Scotia Capital and the Bank of Montreal are out with a new credit to back Mega Bloks' $350 million acquisition of Rose Art Industrials. The bank deal comprises a five-year, $100 million revolver and a five-year, $40 million term loan "A." Both pieces are priced at LIBOR plus 2 1/4% and are being syndicated in Canada. A seven-year, $260 million "B" term loan, priced at LIBOR plus 2 1/4%, is being syndicated exclusively to the U.S. institutional market. Within just a week of syndication the deal was already oversubscribed. The books are expected to close on Wednesday. The acquisition closed on July 26.
A banker explained that Canada has revolver requirements for its companies, but that Mega Bloks also wanted to tap the U.S. institutional market, where it could get longer maturities and less scheduled amortization, thus syndicating the two separate deals.
Moody's Investors Service assigned a Ba3 and Standard & Poor's assigned a BB- to the facility. Moody's said the acquisition price includes $35 million of Rose Art debt. The cost of the transaction will be financed by the loans, $20 million of Mega Bloks' common shares sold to Rose Art principals and $55 million of privately placed subscription receipts that were exchanged for Mega Bloks common equity at the end of July.

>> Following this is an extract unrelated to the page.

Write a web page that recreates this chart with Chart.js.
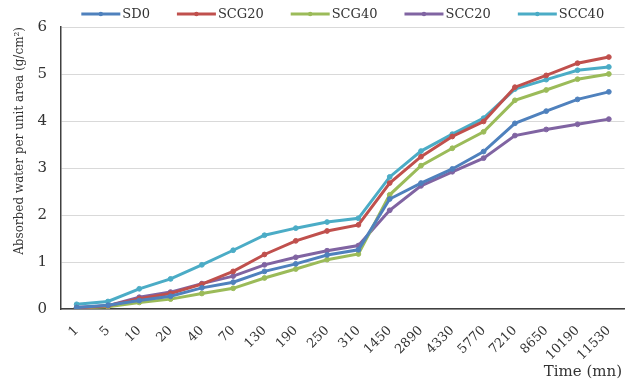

Headquartered in Montreal, Mega Bloks creates educational construction toys for children. Rose Art, based in Livingston, N.J., is the number two brand in the arts & crafts category in the U.S. and the leader in the magnetic building sets category. It also sells school supplies and an assortment of games and puzzles. It had sales of $238 million and adjusted EBITDA of $50 million in the 12 months ending March 31. Alain Tanguay, Mega Bloks v.p. and cfo, could not be reached for comment. Calls to Rose Art were not returned.